Running is one exercise that will generally get the job done. Aside from helping one lose weight, running also improves the cardiovascular system, strengthens leg muscles and improves one's emotional state. Unfortunately, the benefits of running come at a cost. For anyone who has embarked on a serious running regimen, just uttering the words "plantar fasciitis" is enough to provoke a wince. Plantar fasciitis is a painful condition arising when a ligament, the plantar fascia, becomes inflamed. Preventive measures abound and, if one is able to detect the condition in its early stages, a treatment as simple as rolling the sole of one's foot on a tennis ball will often suffice. However, the combination of foregoing high calorie foods and sticking to a serious running regimen can be highly demanding. For those who responsibly choose to run to get in shape, I humbly propose the following: In order to stomp out (no pun intended) plantar fasciitis, we will hereby put a tax on all running shoes of $5/pair. By so doing, we will discourage some people from running entirely and thereby avoid the dreaded plantar fasciitis. For those who are stubborn enough not to heed this economic incentive, we will take all monies raised to fund a state-run plantar fasciitis rehabilitation center. In the future the alleviation of plantar fasciitis will become the purview of the state. For those who run responsibly and take precautionary measures when they sense the onset of plantar fasciitis, they will have the peace of mind of knowing that they are funding the recuperation of their fellow citizens who refuse to take any responsibility for their own condition. Eventually, we will have lots of runners, no plantar fasciitis, and more tax revenues than we originally started with!

Although my proposed solution to foot pain borders on the insane, the state of New Jersey is planning to embark on exactly that path in its treatment of drug and alcohol addiction. A New Jersey-based group called "Parent to Parent" is urging the state legislature to impose a five cent per gallon tax on alcohol to fund the state's rehabilitation programs. The demon alcohol is always to blame. From the temperance movement earlier in our country's history to the Eighteenth Amendment, do-gooders have repeatedly vilified alcohol and its users in order to gain political power. First it was an attempt to control Catholic immigrants from Ireland and southeastern Europe in the 19th Century. Now it is a campaign against those who enjoy a casual beer since the drinker is always a pariah in the mind of the teetotaler, and legislation like this will just drive home the point. Why the state of New Jersey is in the business of addiction rehabilitation goes unremarked but it should not surprise us since both the Federal constitution and those of the states have become impotent in circumscribing the reach of government.

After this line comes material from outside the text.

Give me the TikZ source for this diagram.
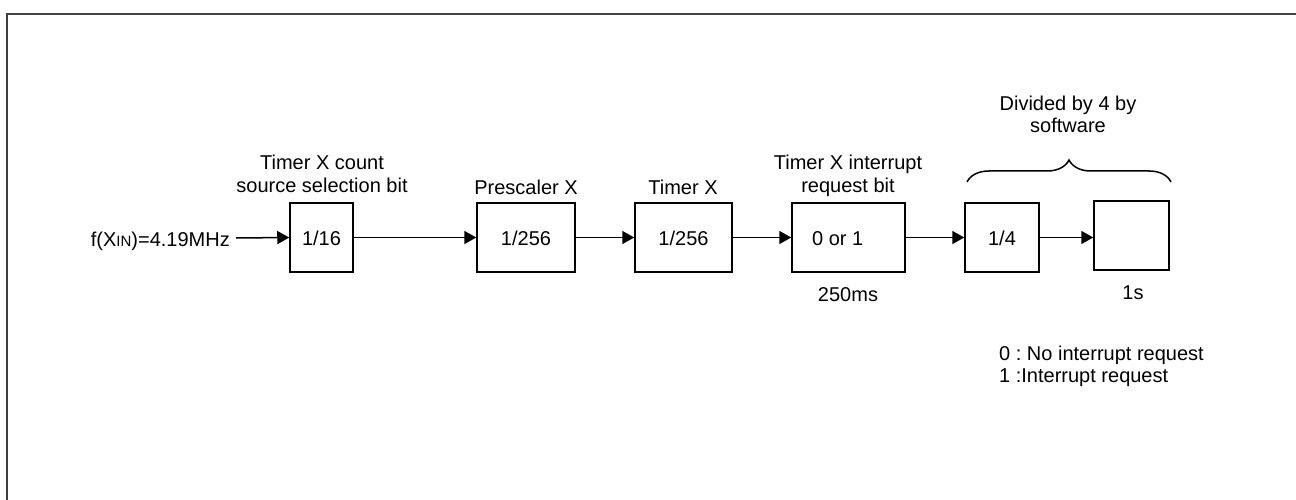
\documentclass[tikz,border=0pt]{standalone}
\usepackage{fontspec}
\setmainfont{Liberation Sans}
\frenchspacing
\usetikzlibrary{arrows.meta,decorations.pathreplacing,positioning}
\begin{document}
\begin{tikzpicture}[x=1pt,y=-1pt,
  blk/.style={draw,line width=1.5pt,inner sep=0pt},
  lbl/.style={inner sep=0pt,align=center,font=\fontsize{20}{22}\selectfont},
  conn/.style={line width=1.5pt,-{Triangle[length=12pt,width=13pt]}}]
\useasboundingbox (0,0) rectangle (1296,500);
\draw[line width=2pt,black!75] (7,500) -- (7,14) -- (1296,14);
% boxes
\node[blk,minimum width=63pt,minimum height=69pt] (b1) at (321.5,237.5) {};
\node[blk,minimum width=98pt,minimum height=69pt] (b2) at (526,237.5) {};
\node[blk,minimum width=97pt,minimum height=69pt] (b3) at (683.5,237.5) {};
\node[blk,minimum width=113pt,minimum height=69pt] (b4) at (848.5,237.5) {};
\node[blk,minimum width=74pt,minimum height=69pt] (b5) at (1002,237.5) {};
\node[blk,minimum width=75pt,minimum height=69pt] (b6) at (1131.5,235.5) {};
% box texts
\node[lbl,anchor=base] at (321.5,245) {1/16};
\node[lbl,anchor=base] at (526,245) {1/256};
\node[lbl,anchor=base] at (683.5,245) {1/256};
\node[lbl,anchor=base west] at (812,245) {0 or 1};
\node[lbl,anchor=base] at (1002,245) {1/4};
% input
\node[lbl,anchor=base east] (in) at (230,246) {f(X{\fontsize{15}{16}\selectfont IN})=4.19MHz};
\coordinate (inend) at (236,238);
% connectors
\draw[conn] (inend) -- (b1.west);
\draw[conn] (b1.east) -- (b2.west);
\draw[conn] (b2.east) -- (b3.west);
\draw[conn] (b3.east) -- (b4.west);
\draw[conn] (b4.east) -- (b5.west);
\draw[conn] (b5.east) -- (b5.east -| b6.west);
% labels
\node[lbl,anchor=base] at (322,192) {Timer X count\\source selection bit};
\node[lbl,anchor=base] at (526,194) {Prescaler X};
\node[lbl,anchor=base] at (683,194) {Timer X};
\node[lbl,anchor=base] at (848,192) {Timer X interrupt\\request bit};
\node[lbl,anchor=base] at (848,301) {250ms};
\node[lbl,anchor=base] at (1133,299) {1s};
\node[lbl,anchor=base] at (1068,133) {Divided by 4 by\\software};
\node[lbl,anchor=base west,align=left] at (999,382) {0 : No interrupt request\\1 :Interrupt request};
% brace
\coordinate (br1) at (967,182);
\coordinate (br2) at (1171,182);
\draw[line width=1.5pt,decorate,decoration={brace,amplitude=22pt}] (br1) -- (br2);
\end{tikzpicture}
\end{document}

For residents of New Jersey who drink responsibly, this tax will be an involuntary charitable contribution (and not tax deductible) that they could have otherwise made to the charity of their choice. And to think that some of them might have made such a donation to a charity dealing with the problems of addiction is where this proposed legislation is particularly harmful and pernicious. No one likes to make donations to charities that squander their resources or are ineffective in assisting those they endeavor to help. In choosing among several charities soliciting donations, donors will try to determine which one has the best design and track record. The do-gooders now pestering the state of New Jersey are proposing that we take away this simple market check and fund a program whose results will be – in this case only intentions matter. Not only do the do-gooders desire to self-righteously punish those who enjoy alcohol. Unfortunately, they will inadvertently also punish those who over imbibe by subjecting them to a one-size-fits-none, state-run, monopoly rehabilitation provider. Any incentive for private parties to test or implement rehabilitation methods will disappear as the state's funding for this unconstitutional activity usurps the market in rehabilitative charities. Ultimately rehabilitation will be like the DMV – long lines and snarling employees whose primary function is to punch the clock. So much for helping those in need.

Although this legislation is still only a proposal, things do not look good for Bruce Springsteen, blue-haired gamblers in Atlantic City or the boys at Tony Soprano's Bada-Bing. In this case, a self-righteous and focused group attacks an "evil" activity practiced, and more importantly, enjoyed, diffusely. Most of us like to drink liquor. None of us will cry if we have to pay a nickel more to do so. But each of those nickels goes into only one piggy bank and eventually they start to add up. Over time the state will marshal those nickels to create a perpetual bureaucracy which will inevitably "forget" its reason for coming into existence (to cure addiction remember?) but never lose its thirst for stealing private wealth as it grows like an untended weed garden. Left in the dust will be those who, for whatever reason, cannot control their addictions, while the rest of us cough up nickels for all eternity. Residents of New Jersey will now have a reason to drive the short distance into New York to buy their alcohol. They should wave to New Yorkers driving out to New Jersey to buy their clothes tax-free. The conspiracist in me says this may all just be a head fake to increase revenues from tolls on the bridges and tunnels connecting New York and New Jersey. Sadly, in either case the state wins.